AVAILABLE DATA:
* * * * * * *

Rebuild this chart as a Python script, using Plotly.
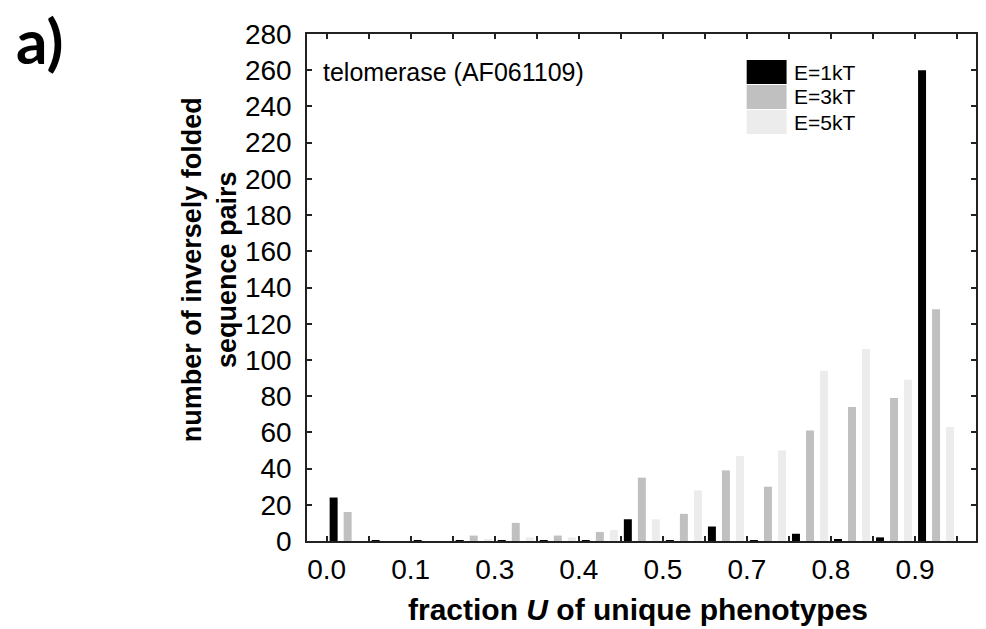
import plotly.graph_objects as go

# ---- data ----
bins = list(range(15))  # 15 histogram bins of U
series_names = ["E=1kT", "E=3kT", "E=5kT"]
e1 = [24, 0.5, 0.5, 0.5, 0.5, 0.5, 0.5, 12, 0.5, 8, 0.5, 4, 1, 2, 260]
e3 = [16, 0, 0, 3, 10, 3, 5, 35, 15, 39, 30, 61, 74, 79, 128]
e5 = [0, 0, 0, 1, 2, 2, 6, 12, 28, 47, 50, 94, 106, 89, 63]
tick_pos = [i - 0.5 for i in range(16)]
tick_labels = ["0.0", "", "0.1", "", "0.3", "", "0.4", "", "0.5", "", "0.7", "", "0.8", "", "0.9", ""]
y_ticks = list(range(0, 281, 20))

colors = ["#000000", "#c0c0c0", "#ececec"]
FONT = "Arial, Liberation Sans, sans-serif"

fig = go.Figure()
for name, vals, c in zip(series_names, [e1, e3, e5], colors):
    fig.add_trace(go.Bar(x=bins, y=vals, name=name, marker=dict(color=c, line=dict(width=0)),
                         showlegend=False))

L, R, T, B = 307, 8, 34, 88
W, H = 986, 629
pw, ph = W - L - R, H - T - B

def px(x):
    return (x - L) / pw

def py(y):
    return (H - B - y) / ph

fig.update_layout(
    width=W, height=H,
    margin=dict(l=L, r=R, t=T, b=B),
    paper_bgcolor="white", plot_bgcolor="white",
    barmode="group", bargap=0.0, bargroupgap=0.43,
    font=dict(family=FONT, color="black"),
)
axis_common = dict(showline=True, linecolor="#222", linewidth=1.5, mirror="ticks",
                   ticks="inside", ticklen=5, tickwidth=1.5, tickcolor="#222",
                   showgrid=False, zeroline=False, tickfont=dict(family=FONT, size=28, color="black"))
fig.update_xaxes(range=[-0.967, 14.95], tickmode="array", tickvals=tick_pos, ticktext=tick_labels,
                 ticklabelstandoff=3, **axis_common)
fig.update_yaxes(range=[0, 280], tickmode="array", tickvals=y_ticks,
                 ticklabelstandoff=8, **axis_common)

ann = []
ann.append(dict(text="<b>fraction <i>U</i> of unique phenotypes</b>", xref="paper", yref="paper",
                x=px(639), y=py(609), xanchor="center", yanchor="middle", showarrow=False,
                font=dict(family=FONT, size=30, color="black")))
ann.append(dict(text="<b>number of inversely folded<br>sequence pairs</b>", xref="paper", yref="paper",
                x=px(209), y=py(270), xanchor="center", yanchor="middle", showarrow=False, textangle=-90,
                font=dict(family=FONT, size=27, color="black")))
ann.append(dict(text="telomerase (AF061109)", xref="paper", yref="paper",
                x=px(321), y=py(72), xanchor="left", yanchor="middle", showarrow=False,
                font=dict(family=FONT, size=25, color="black")))
ann.append(dict(text="<b>a)</b>", xref="paper", yref="paper",
                x=px(13), y=py(40), xanchor="left", yanchor="middle", showarrow=False,
                font=dict(family="Lato, Open Sans, sans-serif", size=62, color="black")))

shapes = []
row_top = [60, 85, 110]
for i, (name, c) in enumerate(zip(series_names, colors)):
    y0 = row_top[i]
    shapes.append(dict(type="rect", xref="paper", yref="paper",
                       x0=px(748), x1=px(788), y0=py(y0 + 24), y1=py(y0),
                       fillcolor=c, line=dict(width=0)))
    ann.append(dict(text=name, xref="paper", yref="paper", x=px(793), y=py(y0 + 12),
                    xanchor="left", yanchor="middle", showarrow=False,
                    font=dict(family=FONT, size=21, color="black")))

fig.update_layout(annotations=ann, shapes=shapes)
fig.write_html("out.html")
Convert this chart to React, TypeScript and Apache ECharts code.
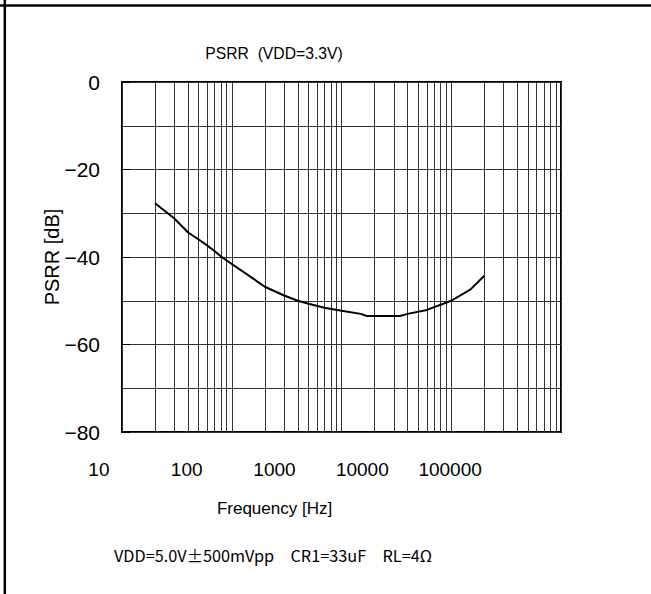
import { useEffect, useRef } from "react";
import * as echarts from "echarts";

const TITLE = "PSRR  (VDD=3.3V)";
const X_NAME = "Frequency [Hz]";
const Y_NAME = "PSRR [dB]";
const CONDITIONS = "VDD=5.0V\u00b1500mVpp\u3000CR1=33uF\u3000RL=4\u03a9";

const freqHz = [20, 30, 40, 50, 60, 70, 80, 100, 150, 200, 300, 400, 500, 700, 1000, 1500, 1700, 2000, 3000, 3400, 4000, 6000, 10000, 15000, 20000];
const psrrDb = [-27.7, -31.2, -34.4, -36.0, -37.4, -38.7, -39.9, -41.6, -44.6, -46.8, -48.8, -50.0, -50.7, -51.6, -52.3, -53.0, -53.5, -53.5, -53.5, -53.5, -53.0, -52.1, -50.0, -47.4, -44.3];

const xTickLabels = ["10", "100", "1000", "10000", "100000"];
const minorFreqs = [
  20, 30, 40, 50, 60, 70, 80, 90,
  200, 300, 400, 500, 600, 700, 800, 900,
  2000, 3000, 4000, 5000, 6000, 7000, 8000, 9000,
  20000, 30000, 40000, 50000, 60000, 70000, 80000, 90000,
];

const SANS = "'Liberation Sans', Arial, sans-serif";

export default function App() {
  const ref = useRef<HTMLDivElement>(null);
  useEffect(() => {
    if (!ref.current) return;
    const chart = echarts.init(ref.current, null, { renderer: "svg" });
    const gridColor = "#333";
    chart.setOption({
      animation: false,
      backgroundColor: "#fff",
      grid: [
        { left: 122, top: 82, width: 439, height: 350, show: true, borderColor: "#000", borderWidth: 2, backgroundColor: "transparent" },
        { left: 55, top: 82, width: 439, height: 350, show: false },
      ],
      xAxis: [
        {
          type: "log",
          gridIndex: 0,
          logBase: 10,
          min: 10,
          max: 100000,
          axisLine: { show: false },
          axisTick: { show: false },
          axisLabel: { show: false },
          splitLine: { show: true, lineStyle: { color: gridColor, width: 1 } },
        },
        {
          type: "category",
          gridIndex: 1,
          data: xTickLabels,
          boundaryGap: true,
          axisLine: { show: false },
          axisTick: { show: false },
          axisLabel: { interval: 0, margin: 28, fontFamily: SANS, fontSize: 19, color: "#000" },
          name: X_NAME,
          nameLocation: "middle",
          nameGap: 68,
          nameMoveOverlap: false,
          nameTextStyle: { fontFamily: SANS, fontSize: 17, color: "#000" },
        },
      ],
      yAxis: [
        {
          type: "value",
          gridIndex: 0,
          min: -80,
          max: 0,
          interval: 20,
          axisLine: { show: false },
          axisTick: { show: true, inside: true, length: 8, lineStyle: { color: "#000", width: 1 } },
          axisLabel: {
            margin: 22,
            fontFamily: SANS,
            fontSize: 21,
            color: "#000",
            formatter: (v: number) => (v === 0 ? "0" : "\u2212" + Math.abs(v)),
          },
          splitLine: { show: true, lineStyle: { color: gridColor, width: 1 } },
          minorTick: { show: false, splitNumber: 2 },
          minorSplitLine: { show: true, lineStyle: { color: gridColor, width: 1 } },
          name: Y_NAME,
          nameLocation: "middle",
          nameGap: 60,
          nameRotate: 90,
          nameMoveOverlap: false,
          nameTextStyle: { fontFamily: SANS, fontSize: 20, color: "#000" },
        },
        { type: "value", gridIndex: 1, show: false, min: -80, max: 0 },
      ],
      series: [
        {
          type: "line",
          xAxisIndex: 0,
          yAxisIndex: 0,
          data: freqHz.map((f, i) => [f, psrrDb[i]]),
          showSymbol: false,
          smooth: false,
          lineStyle: { color: "#000", width: 2 },
          z: 5,
          markLine: {
            silent: true,
            symbol: "none",
            label: { show: false },
            lineStyle: { color: gridColor, width: 1, type: "solid" },
            data: minorFreqs.map((f) => ({ xAxis: f })),
            z: 1,
          },
        },
      ],
      graphic: [
        { type: "line", shape: { x1: 0, y1: 5.5, x2: 651, y2: 5.5 }, style: { stroke: "#000", lineWidth: 2.5 } },
        { type: "line", shape: { x1: 4.8, y1: 0, x2: 4.8, y2: 594 }, style: { stroke: "#000", lineWidth: 2.5 } },
        {
          type: "text",
          x: 274,
          y: 53,
          style: { text: TITLE, fontFamily: SANS, fontSize: 15.7, fill: "#000", textAlign: "center", textVerticalAlign: "middle" },
        },
        {
          type: "text",
          x: 273,
          y: 555,
          style: { text: CONDITIONS, fontFamily: "'Noto Sans CJK JP', sans-serif", fontSize: 16.3, fill: "#000", textAlign: "center", textVerticalAlign: "middle" },
        },
      ],
    });
    return () => chart.dispose();
  }, []);
  return <div ref={ref} style={{ position: "fixed", left: 0, top: 0, width: 651, height: 594 }} />;
}
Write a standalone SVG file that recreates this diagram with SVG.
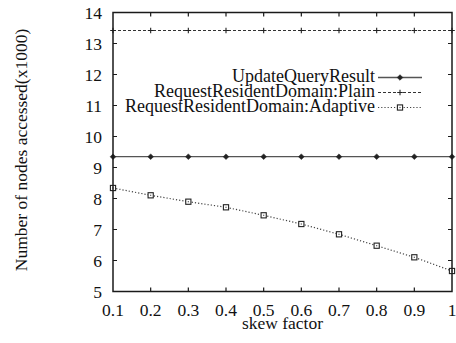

* * * * * * *

WHAT IS BEING ASKED:
Give the lines again word for word, from the start of the records to the line holding "ticklabelstandoff=8, **axis_common)", both included, and leave out any picture.

THE RESPONSE:
Rebuild this chart as a Python script, using Plotly.
import plotly.graph_objects as go

# ---- data ----
bins = list(range(15))  # 15 histogram bins of U
series_names = ["E=1kT", "E=3kT", "E=5kT"]
e1 = [24, 0.5, 0.5, 0.5, 0.5, 0.5, 0.5, 12, 0.5, 8, 0.5, 4, 1, 2, 260]
e3 = [16, 0, 0, 3, 10, 3, 5, 35, 15, 39, 30, 61, 74, 79, 128]
e5 = [0, 0, 0, 1, 2, 2, 6, 12, 28, 47, 50, 94, 106, 89, 63]
tick_pos = [i - 0.5 for i in range(16)]
tick_labels = ["0.0", "", "0.1", "", "0.3", "", "0.4", "", "0.5", "", "0.7", "", "0.8", "", "0.9", ""]
y_ticks = list(range(0, 281, 20))

colors = ["#000000", "#c0c0c0", "#ececec"]
FONT = "Arial, Liberation Sans, sans-serif"

fig = go.Figure()
for name, vals, c in zip(series_names, [e1, e3, e5], colors):
    fig.add_trace(go.Bar(x=bins, y=vals, name=name, marker=dict(color=c, line=dict(width=0)),
                         showlegend=False))

L, R, T, B = 307, 8, 34, 88
W, H = 986, 629
pw, ph = W - L - R, H - T - B

def px(x):
    return (x - L) / pw

def py(y):
    return (H - B - y) / ph

fig.update_layout(
    width=W, height=H,
    margin=dict(l=L, r=R, t=T, b=B),
    paper_bgcolor="white", plot_bgcolor="white",
    barmode="group", bargap=0.0, bargroupgap=0.43,
    font=dict(family=FONT, color="black"),
)
axis_common = dict(showline=True, linecolor="#222", linewidth=1.5, mirror="ticks",
                   ticks="inside", ticklen=5, tickwidth=1.5, tickcolor="#222",
                   showgrid=False, zeroline=False, tickfont=dict(family=FONT, size=28, color="black"))
fig.update_xaxes(range=[-0.967, 14.95], tickmode="array", tickvals=tick_pos, ticktext=tick_labels,
                 ticklabelstandoff=3, **axis_common)
fig.update_yaxes(range=[0, 280], tickmode="array", tickvals=y_ticks,
                 ticklabelstandoff=8, **axis_common)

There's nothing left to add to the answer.